I’ve been to many WW2 museums throughout the past year in many different cities, all talking about the horror of what the Nazis did. The terrible things done to Jews. And of course, mentioning Auschwitz. I felt pretty prepared for it – I had a good working knowledge of what went on beyond these walls. I can’t say I was shocked or surprised by any of what I learned really, I’ve heard it before in some form or another.
But I have to admit, seeing it, was very different.

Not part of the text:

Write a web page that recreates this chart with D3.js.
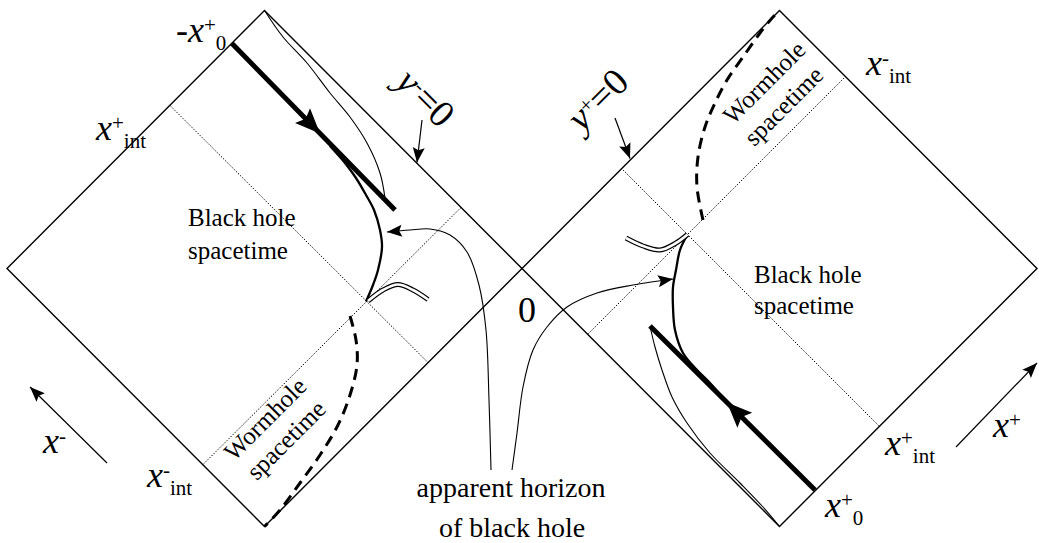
<!DOCTYPE html>
<html>
<head>
<meta charset="utf-8">
<script src="https://cdn.jsdelivr.net/npm/d3@7"></script>
<style>
  html, body { margin: 0; padding: 0; background: #fff; }
  svg { display: block; font-family: "Liberation Serif", "Times New Roman", serif; }
</style>
</head>
<body>
<div id="chart"></div>
<script>
// diagram coordinates: origin at the shared corner "0", roughly one unit per pixel
const leftDiamond = [[0, 0], [-257.5, 258], [-515, 0], [-257.5, -258]];
const rightDiamond = [[0, 0], [257.5, 258], [515, 0], [257.5, -258]];

// dotted x+int / x-int lines
const gridLeft = [[[-352, 163], [-94, -94]], [[-319, -196], [-61, 61]]];
const gridRight = [[[99, 100.5], [357, -157.5]], [[324, 192.5], [66, -65.5]]];

// thick infalling shells, arrow position along them
const infallLeft = [[-290, 225], [-127, 58.5]];
const infallRight = [[293, -221.5], [128, -57.5]];
const arrowAt = [0.54, 0.533];

// thin curves from the corners
const shellLeft = [[-257.5, 258], [-239, 231.5], [-215, 205.5], [-192, 175.5], [-172, 151.5],
  [-155, 125.5], [-142, 95.5], [-137, 70.5]];
const shellRight = [[128, -57.5], [133, -78.5], [140, -101.5], [150, -128.5], [165, -154.5],
  [188, -184.5], [218, -214.5], [241, -238.5], [257.5, -258]];

// apparent horizons
const horizonLeft = [[-192, 122.5], [-177, 105.5], [-166, 90.5], [-156, 73.5], [-148, 58.5],
  [-142, 38.5], [-140, 21.5], [-144, -1.5], [-149, -16.5], [-156, -33]];
const horizonRight = [[165.5, 34], [158, 18.5], [154, -1.5], [151, -18.5], [151, -38.5],
  [153, -61.5], [161, -84.5], [175, -101.5], [188, -114.5], [200, -128.5]];

// double lines at the cusps
const doubleLeft = [[-154, -32.5], [-139, -21.5], [-124, -16], [-109, -21.5], [-94, -31]];
const doubleRight = [[104, 30.5], [121, 22.5], [138, 18.5], [154, 25.5], [165.5, 34]];

// dashed wormhole throats
const throatLeft = [[-172, -47.5], [-166, -71.5], [-165, -96.5], [-172, -126.5], [-184, -156.5],
  [-202, -186.5], [-222, -214.5], [-242, -241.5], [-257.5, -258]];
const throatRight = [[181, 48.5], [175, 81.5], [176, 111.5], [183, 141.5], [193, 165.5],
  [205, 188.5], [221, 211.5], [238, 235.5], [251, 251.5], [257.5, 258]];

// "apparent horizon" pointers
const pointerLeft = [[-31, -201.5], [-33, -131.5], [-36, -61.5], [-43, -16.5], [-55, 16.5],
  [-72, 33.5], [-92, 39.5], [-112, 38.5], [-135, 36.5]];
const pointerRight = [[-10, -201.5], [-5, -164.5], [1, -118.5], [11, -81.5], [25, -58.5],
  [45, -38.5], [75, -24.5], [111, -16.5], [151, -10.5]];

// straight arrows: y=0 pointers and the x axes
const yArrows = [[[-100, 148.5], [-105, 106]], [[93, 150.5], [108, 110]]];
const axisArrows = [[[-415, -194.5], [-492, -118.5]], [[434, -178.5], [515, -94.5]]];

const width = 1039, height = 543;
const x = d3.scaleLinear().domain([-515, 515]).range([7, 1037]);
const y = d3.scaleLinear().domain([-258.5, 258.5]).range([527, 10]);

const svg = d3.select("#chart").append("svg")
  .attr("width", width)
  .attr("height", height);

const line = d3.line().x(d => x(d[0])).y(d => y(d[1]));
const smooth = d3.line().x(d => x(d[0])).y(d => y(d[1])).curve(d3.curveCatmullRom.alpha(0.5));

function draw(gen, pts, w, extra) {
  const p = svg.append("path")
    .attr("d", gen(pts))
    .attr("fill", "none")
    .attr("stroke", "#000")
    .attr("stroke-width", w);
  if (extra) extra(p);
  return p;
}

function arrowHead(tip, from, len, half) {
  const tx = x(tip[0]), ty = y(tip[1]);
  const a = Math.atan2(ty - y(from[1]), tx - x(from[0]));
  const c = Math.cos(a), s = Math.sin(a);
  const bx = tx - len * c, by = ty - len * s;
  const mx = tx - len * 0.82 * c, my = ty - len * 0.82 * s;
  svg.append("path")
    .attr("d", `M${tx},${ty}L${bx - s * half},${by + c * half}L${mx},${my}L${bx + s * half},${by - c * half}Z`)
    .attr("fill", "#000");
}

// diamonds
draw(line, leftDiamond.concat([leftDiamond[0]]), 1.4);
draw(line, rightDiamond.concat([rightDiamond[0]]), 1.4);

// dotted lines
gridLeft.concat(gridRight).forEach(seg => {
  draw(line, seg, 1, p => p.attr("stroke-dasharray", "1.4,1.6"));
});

// thin curves
draw(smooth, shellLeft, 1.1);
draw(smooth, shellRight, 1.1);

// wormhole throats
draw(smooth, throatLeft, 3, p => p.attr("stroke-dasharray", "11,7"));
draw(smooth, throatRight, 3, p => p.attr("stroke-dasharray", "11,7"));

// horizons
draw(smooth, horizonLeft, 2.3);
draw(smooth, horizonRight, 2.3);

// double lines
[doubleLeft, doubleRight].forEach(pts => {
  draw(smooth, pts, 5);
  svg.append("path").attr("d", smooth(pts)).attr("fill", "none")
    .attr("stroke", "#fff").attr("stroke-width", 2.6);
});

// infalling thick lines with arrows
[infallLeft, infallRight].forEach((seg, i) => {
  draw(line, seg, 5);
  const t = arrowAt[i];
  const tip = [seg[0][0] + (seg[1][0] - seg[0][0]) * t, seg[0][1] + (seg[1][1] - seg[0][1]) * t];
  arrowHead(tip, seg[0], 25, 10.5);
});

// pointers
[pointerLeft, pointerRight].forEach(pts => {
  draw(smooth, pts, 1.1);
  arrowHead(pts[pts.length - 1], pts[pts.length - 2], 15, 6);
});

yArrows.concat(axisArrows).forEach(seg => {
  draw(line, seg, 1.2);
  arrowHead(seg[1], seg[0], 15, 6);
});

// labels
function mathLabel(pos, parts, opts = {}) {
  const px = x(pos[0]), py = y(pos[1]);
  const t = svg.append("text")
    .attr("transform", `translate(${px},${py}) rotate(${opts.rotate || 0})`)
    .attr("font-size", opts.size || 36)
    .attr("fill", "#000");
  let cur = 0;
  parts.forEach(p => {
    const target = p.sup ? -10 : p.sub ? 8 : 0;
    t.append("tspan")
      .attr("dy", target - cur)
      .attr("font-size", p.sup || p.sub ? 21 : null)
      .attr("font-style", p.it ? "italic" : null)
      .text(p.t);
    cur = target;
  });
}

mathLabel([-346, 226.5], [{t: "-"}, {t: "x", it: true}, {t: "+", sup: true}, {t: "0", sub: true}]);
mathLabel([-426, 128.5], [{t: "x", it: true}, {t: "+", sup: true}, {t: "int", sub: true}]);
mathLabel([-375, -218.5], [{t: "x", it: true}, {t: "-", sup: true}, {t: "int", sub: true}]);
mathLabel([344, 193.5], [{t: "x", it: true}, {t: "-", sup: true}, {t: "int", sub: true}]);
mathLabel([363, -186.5], [{t: "x", it: true}, {t: "+", sup: true}, {t: "int", sub: true}]);
mathLabel([303, -248.5], [{t: "x", it: true}, {t: "+", sup: true}, {t: "0", sub: true}]);
mathLabel([-479, -184.5], [{t: "x", it: true}, {t: "-", sup: true}]);
mathLabel([471, -168.5], [{t: "x", it: true}, {t: "+", sup: true}]);
mathLabel([-128, 184.5], [{t: "y", it: true}, {t: "-", sup: true}, {t: "=0"}], {rotate: 45, size: 38});
mathLabel([60, 135.5], [{t: "y", it: true}, {t: "+", sup: true}, {t: "=0"}], {rotate: -45, size: 38});

function plain(pos, str, size, anchor, rotate) {
  svg.append("text")
    .attr("transform", `translate(${x(pos[0])},${y(pos[1])}) rotate(${rotate || 0})`)
    .attr("font-size", size)
    .attr("text-anchor", anchor)
    .attr("fill", "#000")
    .text(str);
}

plain([-334, 42.5], "Black hole", 25, "start");
plain([-334, 9.5], "spacetime", 25, "start");
plain([232, -14.5], "Black hole", 25, "start");
plain([232, -45.5], "spacetime", 25, "start");
plain([-251, -156.5], "Wormhole", 25, "middle", -45);
plain([-230, -177.5], "spacetime", 25, "middle", -45);
plain([248, 180], "Wormhole", 25, "middle", -45);
plain([267.5, 156.5], "spacetime", 25, "middle", -45);
plain([5, -53.5], "0", 36, "middle");
plain([-11, -228.5], "apparent horizon", 28, "middle");
plain([-10, -268.5], "of black hole", 28, "middle");
</script>
</body>
</html>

The most… horrifying? thing… I’m not sure if that’s the right word, but we’ll go with it. The most horrifying thing for me was to see was the two tons of human hair in a display case. Think about that weight for a second – two tons. You probably know how this story goes – they would shave the hair off the corpses after gassing them and send the hair back to Germany to sell. Only towards the end they didn’t have time to pack this load up. Yes, this load. No, that’s not the entire amount. So it stayed behind.
They also had buildings that they called Canada Buildings. These buildings stored all the stolen items from the deceased, from everything in their suitcases upon arrival to their gold teeth, glasses, watches and shoes. They called these Canada buildings because at the time Canada was seen as a very prosperous nation, wealthy, a ideal place to be if you will. That threw a pit in my stomach.
In addition to the hair there are entire display cases of thousands of shoes left behind. Thousands of glasses. It’s a real life reminder that these things all belonged to people who were exterminated. It’s one thing to read about it, see the numbers, hear the horror – it’s another thing to see their hair. And their glasses. And their shoes.
I can remember thinking the last time that I saw a nazi hunter story that, you know, after all this time, maybe, maybe (I was tossing around the idea in my head, I wasn’t saying do it) it’s time to let it go. These guys are old – they’re dying as is. What’s the point in prosecuting them?
After this, I say hunt every single one of these guys down until the end of time. Only I strongly disagree with the punishment being dealt out – though I do like the irony of the first commandant being hung at Auschwitz 1 where the SS used to execute people suspected of collaborating with prisoners (a few meters away from his old house, where he lived with his family). These guys do not deserve to be executed. They do not deserve prison, where conditions are many, many times better than those at which they supervised here. They need to be chained up inside the camp for the rest of their existence on this planet, eating what they fed these people, sleeping where they made these people sleep, and serve as a reminder to every single person who comes through those gates that this hell that they unleashed upon the world is simply not acceptable. And it doesn’t matter if you’re the guy who delivered the mail inside the compound or the commandant of the camp.
Only around 12% were ever caught and brought to justice. And that’s just pathetic.
The other thing that bothers me so much is the amazing detail in the planning for this. The deception. You want to declare war on someone, I can’t say I’m a big fan, but you know, you say we’re going to war with such and such, and this is how it goes.
These guys brought millions of people in, told them that through work they would gain freedom. Sorted them, and the ones they didn’t like too much were brought in for a “shower”. To a building marked as a shower building. They were told to strip, and tie their shoes together – remembering what number peg they’re putting it on so theres no confusion later (also, Germans didn’t want to get mismatched shoes back home when they stole and sold them). They were brought into gas chambers where they still had actual shower heads, connected to nothing.
How cowardly and pathetic is that? It’s unreal. I mean I try to see things from all perspectives. And often times you can at least understand a bad person who has done bad things, see their motivation (not always). Understand how they came to be what they were. But this… I can’t. And I can’t understand how so many “normal” people were so freely able to participate in this madness. This genocide. This cowardly act.
It blows my mind.
“The one who does not remember history is bound to live through it again”
– George Santayana
Anyway. It was an educational, interesting experience, despite my prior experience and general knowledge of the camp, and the events surrounding it. Both camps were pretty horrifying. And this is something you simply should do in your lifetime.